## EXERCISE DETAILS
For the data below, transcribe the part that opens with the line containing "Rebuild this chart" and closes with the line containing "s.set_color('black')", exactly and with no pictures.

## INPUT MATERIAL

— begin —

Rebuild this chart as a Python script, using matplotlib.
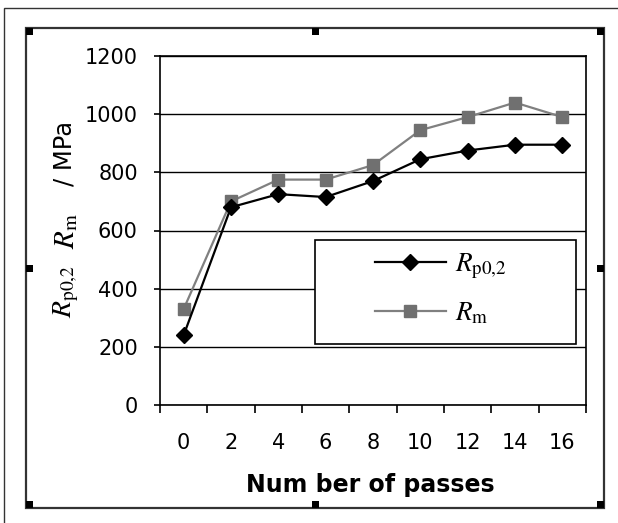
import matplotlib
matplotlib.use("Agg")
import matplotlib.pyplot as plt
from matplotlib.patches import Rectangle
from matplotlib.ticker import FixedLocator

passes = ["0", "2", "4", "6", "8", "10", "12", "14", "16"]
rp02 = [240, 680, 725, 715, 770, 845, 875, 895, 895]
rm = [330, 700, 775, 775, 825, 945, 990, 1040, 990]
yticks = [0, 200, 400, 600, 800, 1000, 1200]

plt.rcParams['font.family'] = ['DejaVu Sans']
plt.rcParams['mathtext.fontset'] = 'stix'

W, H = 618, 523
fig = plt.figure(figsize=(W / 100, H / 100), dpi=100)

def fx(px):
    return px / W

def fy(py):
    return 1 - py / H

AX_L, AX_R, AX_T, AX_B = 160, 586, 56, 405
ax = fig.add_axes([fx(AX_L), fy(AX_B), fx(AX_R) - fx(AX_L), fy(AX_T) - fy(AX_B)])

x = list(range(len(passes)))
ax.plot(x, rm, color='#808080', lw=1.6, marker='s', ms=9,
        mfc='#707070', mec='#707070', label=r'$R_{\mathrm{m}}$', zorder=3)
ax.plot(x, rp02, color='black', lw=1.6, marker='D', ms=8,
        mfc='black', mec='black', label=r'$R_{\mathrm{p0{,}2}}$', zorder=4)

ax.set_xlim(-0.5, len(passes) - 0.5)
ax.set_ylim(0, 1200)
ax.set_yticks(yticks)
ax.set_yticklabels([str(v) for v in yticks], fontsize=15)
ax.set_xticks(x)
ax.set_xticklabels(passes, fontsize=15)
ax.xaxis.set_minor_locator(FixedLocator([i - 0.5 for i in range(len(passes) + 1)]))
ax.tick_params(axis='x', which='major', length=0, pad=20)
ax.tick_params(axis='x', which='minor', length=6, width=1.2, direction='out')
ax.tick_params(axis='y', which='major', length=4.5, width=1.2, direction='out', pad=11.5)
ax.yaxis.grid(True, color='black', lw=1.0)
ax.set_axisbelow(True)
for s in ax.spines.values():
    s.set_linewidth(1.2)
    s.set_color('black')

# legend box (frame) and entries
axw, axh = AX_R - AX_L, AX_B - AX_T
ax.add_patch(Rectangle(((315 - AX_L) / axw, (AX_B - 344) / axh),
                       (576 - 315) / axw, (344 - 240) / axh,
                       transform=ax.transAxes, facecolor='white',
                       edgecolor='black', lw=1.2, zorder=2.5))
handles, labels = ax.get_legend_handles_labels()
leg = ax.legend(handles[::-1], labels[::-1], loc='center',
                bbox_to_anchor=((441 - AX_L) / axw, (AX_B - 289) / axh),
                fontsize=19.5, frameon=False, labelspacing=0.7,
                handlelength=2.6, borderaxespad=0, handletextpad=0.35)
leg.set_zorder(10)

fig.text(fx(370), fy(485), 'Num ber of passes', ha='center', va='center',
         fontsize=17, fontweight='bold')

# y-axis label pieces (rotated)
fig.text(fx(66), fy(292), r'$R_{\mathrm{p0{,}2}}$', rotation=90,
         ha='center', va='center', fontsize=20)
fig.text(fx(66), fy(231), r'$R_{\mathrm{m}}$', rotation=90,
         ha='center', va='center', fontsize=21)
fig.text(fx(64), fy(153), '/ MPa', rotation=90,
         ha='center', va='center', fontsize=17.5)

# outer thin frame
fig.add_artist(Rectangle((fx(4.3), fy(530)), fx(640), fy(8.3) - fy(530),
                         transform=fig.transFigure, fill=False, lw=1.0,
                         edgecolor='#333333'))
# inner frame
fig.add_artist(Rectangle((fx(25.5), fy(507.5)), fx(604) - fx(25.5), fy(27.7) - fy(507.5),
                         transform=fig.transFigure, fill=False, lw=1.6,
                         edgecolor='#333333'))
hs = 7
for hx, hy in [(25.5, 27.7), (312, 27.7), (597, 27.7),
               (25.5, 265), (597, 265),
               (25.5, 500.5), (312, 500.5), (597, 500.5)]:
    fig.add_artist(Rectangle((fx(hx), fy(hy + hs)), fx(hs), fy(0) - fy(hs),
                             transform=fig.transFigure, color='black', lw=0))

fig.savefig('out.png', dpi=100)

— end —
— begin —

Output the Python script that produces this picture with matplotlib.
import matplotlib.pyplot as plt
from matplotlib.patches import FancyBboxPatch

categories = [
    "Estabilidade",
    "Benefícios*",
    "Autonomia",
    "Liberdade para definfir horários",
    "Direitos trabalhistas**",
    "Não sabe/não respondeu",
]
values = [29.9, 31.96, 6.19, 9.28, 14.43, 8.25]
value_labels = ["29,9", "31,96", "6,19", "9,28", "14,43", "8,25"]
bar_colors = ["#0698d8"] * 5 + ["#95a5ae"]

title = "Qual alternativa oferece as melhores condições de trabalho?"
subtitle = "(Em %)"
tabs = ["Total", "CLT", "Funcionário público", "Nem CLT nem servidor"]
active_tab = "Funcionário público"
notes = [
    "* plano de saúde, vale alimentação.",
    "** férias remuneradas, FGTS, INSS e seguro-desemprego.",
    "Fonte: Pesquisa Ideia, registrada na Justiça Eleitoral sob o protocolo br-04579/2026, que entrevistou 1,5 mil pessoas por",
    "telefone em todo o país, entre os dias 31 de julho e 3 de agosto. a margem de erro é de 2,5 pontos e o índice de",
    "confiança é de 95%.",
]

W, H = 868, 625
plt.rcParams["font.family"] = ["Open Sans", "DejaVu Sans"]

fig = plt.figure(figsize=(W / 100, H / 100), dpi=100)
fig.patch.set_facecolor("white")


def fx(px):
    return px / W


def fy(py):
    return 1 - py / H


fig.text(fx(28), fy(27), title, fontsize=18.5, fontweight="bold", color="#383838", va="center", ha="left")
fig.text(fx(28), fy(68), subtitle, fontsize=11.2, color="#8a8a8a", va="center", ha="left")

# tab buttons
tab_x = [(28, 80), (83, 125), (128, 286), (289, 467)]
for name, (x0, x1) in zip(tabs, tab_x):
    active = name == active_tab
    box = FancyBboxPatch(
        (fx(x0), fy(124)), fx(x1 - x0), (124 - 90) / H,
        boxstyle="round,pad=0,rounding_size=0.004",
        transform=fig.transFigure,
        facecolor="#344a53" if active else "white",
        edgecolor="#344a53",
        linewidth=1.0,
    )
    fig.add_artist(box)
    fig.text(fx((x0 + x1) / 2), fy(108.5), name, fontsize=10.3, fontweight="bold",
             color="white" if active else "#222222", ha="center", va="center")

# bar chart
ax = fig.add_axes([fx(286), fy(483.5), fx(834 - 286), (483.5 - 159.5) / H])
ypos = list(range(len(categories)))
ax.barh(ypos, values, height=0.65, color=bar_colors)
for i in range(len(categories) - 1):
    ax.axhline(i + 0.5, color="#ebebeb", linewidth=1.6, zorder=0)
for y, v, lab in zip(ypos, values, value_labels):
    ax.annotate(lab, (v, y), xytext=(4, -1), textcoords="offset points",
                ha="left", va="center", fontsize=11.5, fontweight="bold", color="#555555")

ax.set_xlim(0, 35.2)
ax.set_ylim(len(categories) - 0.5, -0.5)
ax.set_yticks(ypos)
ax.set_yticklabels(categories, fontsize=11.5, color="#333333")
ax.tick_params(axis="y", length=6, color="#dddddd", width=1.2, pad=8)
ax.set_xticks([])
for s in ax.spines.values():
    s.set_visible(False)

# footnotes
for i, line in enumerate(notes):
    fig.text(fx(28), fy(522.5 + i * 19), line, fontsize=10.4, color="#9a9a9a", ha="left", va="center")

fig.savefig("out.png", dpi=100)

— end —

## RESPONSE TO THIS EXERCISE
Rebuild this chart as a Python script, using matplotlib.
import matplotlib
matplotlib.use("Agg")
import matplotlib.pyplot as plt
from matplotlib.patches import Rectangle
from matplotlib.ticker import FixedLocator

passes = ["0", "2", "4", "6", "8", "10", "12", "14", "16"]
rp02 = [240, 680, 725, 715, 770, 845, 875, 895, 895]
rm = [330, 700, 775, 775, 825, 945, 990, 1040, 990]
yticks = [0, 200, 400, 600, 800, 1000, 1200]

plt.rcParams['font.family'] = ['DejaVu Sans']
plt.rcParams['mathtext.fontset'] = 'stix'

W, H = 618, 523
fig = plt.figure(figsize=(W / 100, H / 100), dpi=100)

def fx(px):
    return px / W

def fy(py):
    return 1 - py / H

AX_L, AX_R, AX_T, AX_B = 160, 586, 56, 405
ax = fig.add_axes([fx(AX_L), fy(AX_B), fx(AX_R) - fx(AX_L), fy(AX_T) - fy(AX_B)])

x = list(range(len(passes)))
ax.plot(x, rm, color='#808080', lw=1.6, marker='s', ms=9,
        mfc='#707070', mec='#707070', label=r'$R_{\mathrm{m}}$', zorder=3)
ax.plot(x, rp02, color='black', lw=1.6, marker='D', ms=8,
        mfc='black', mec='black', label=r'$R_{\mathrm{p0{,}2}}$', zorder=4)

ax.set_xlim(-0.5, len(passes) - 0.5)
ax.set_ylim(0, 1200)
ax.set_yticks(yticks)
ax.set_yticklabels([str(v) for v in yticks], fontsize=15)
ax.set_xticks(x)
ax.set_xticklabels(passes, fontsize=15)
ax.xaxis.set_minor_locator(FixedLocator([i - 0.5 for i in range(len(passes) + 1)]))
ax.tick_params(axis='x', which='major', length=0, pad=20)
ax.tick_params(axis='x', which='minor', length=6, width=1.2, direction='out')
ax.tick_params(axis='y', which='major', length=4.5, width=1.2, direction='out', pad=11.5)
ax.yaxis.grid(True, color='black', lw=1.0)
ax.set_axisbelow(True)
for s in ax.spines.values():
    s.set_linewidth(1.2)
    s.set_color('black')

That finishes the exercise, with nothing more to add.